Poor quality of chips’ soldering at the factory. Such workmanship flaw becomes obvious as a rule approximately after a year of drive operation. It is usually manifested in lack of contact, i.e. after some period of normal operation a drive either switches off and does not start again (“hangs”) or begins to produce knocking sounds with its heads; the latter situation may result in damage to its mechanical parts. Just like the previous flow it may also cause firmware corruption.

Insufficient quality of chips becoming defective even at heating values, which do not exceed allowed limits.
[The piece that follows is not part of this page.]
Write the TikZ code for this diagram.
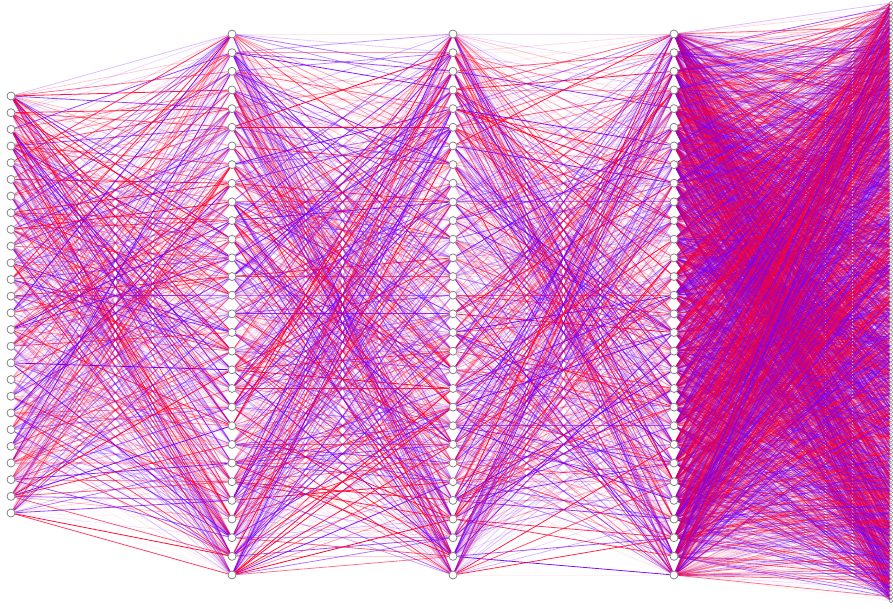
\documentclass[tikz,border=0pt]{standalone}
\usetikzlibrary{backgrounds}
\definecolor{ered}{RGB}{255,0,45}
\definecolor{eblue}{RGB}{118,0,255}
\definecolor{ngray}{RGB}{125,125,125}
\tikzset{
  neuron/.style={circle,draw=ngray,fill=white,line width=0.75pt,inner sep=0pt,minimum size=8pt},
  tinyneuron/.style={circle,draw=ngray,fill=white,line width=0.4pt,inner sep=0pt,minimum size=3.6pt},
  edge/.style={line width=0.8pt}
}
\begin{document}
\begin{tikzpicture}[x=1pt,y=-1pt]
\useasboundingbox (0,0) rectangle (893,608);
\pgfmathsetseed{12345}
% layers of neurons
\foreach \i in {1,...,26}{\node[neuron] (a\i) at (11,{96+(\i-1)*16.68}) {};}
\foreach \L/\X in {b/232,c/453,d/674}{
  \foreach \i in {1,...,30}{\node[neuron] (\L\i) at (\X,{34+(\i-1)*18.655}) {};}
}
\foreach \i in {1,...,150}{\node[tinyneuron] (e\i) at (891,{3+(\i-1)*4.013}) {};}
% connections
\begin{pgfonlayer}{background}
\foreach \s/\t/\m/\n/\p/\k in {a/b/26/30/3.0/1, b/c/30/30/3.0/1, c/d/30/30/3.0/1, d/e/30/150/3.4/0.8}{
  \foreach \i in {1,...,\m}{
    \foreach \j in {1,...,\n}{
      \pgfmathsetmacro{\op}{round(20*\k*(rnd^\p))/20}
      \pgfmathsetmacro{\cc}{rnd}
      \ifdim\op pt>0.01pt
        \ifdim\cc pt<0.5pt
          \draw[edge,draw=ered,draw opacity=\op] (\s\i) -- (\t\j);
        \else
          \draw[edge,draw=eblue,draw opacity=\op] (\s\i) -- (\t\j);
        \fi
      \fi
    }
  }
}
\end{pgfonlayer}
\end{tikzpicture}
\end{document}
The fault can be repaired by replacing the defective chip with an identical operational one.
Imperfect construction of fluid dynamic bearings, which causes accumulation of scrap particles in the grease resulting in spindle motor seizure.

There are also cases when disks are not fixed on a spindle properly, as a result disk beating grows increasingly and causes bearing destruction in spindle motor. Considerable noise begins to accompany drive operation and after some time defective sectors appear because disk beating leads to incorrect reading of some tracks.

Poor quality of Flash ROM chips, which may lose the firmware code stored therein because of charge leakage when heated. ROM can be overwritten either in a special ROM chip programmer or using the drive itself in the factory mode.

Errors in drive firmware microcode. Manufacturers do not make public the information about the nature of such errors keeping it secret. However, firmware updates are issued quite regularly. It would be a mistake to believe that the errors do not influence drive’s operability in any way because in some cases they may result in damage to drive mechanics.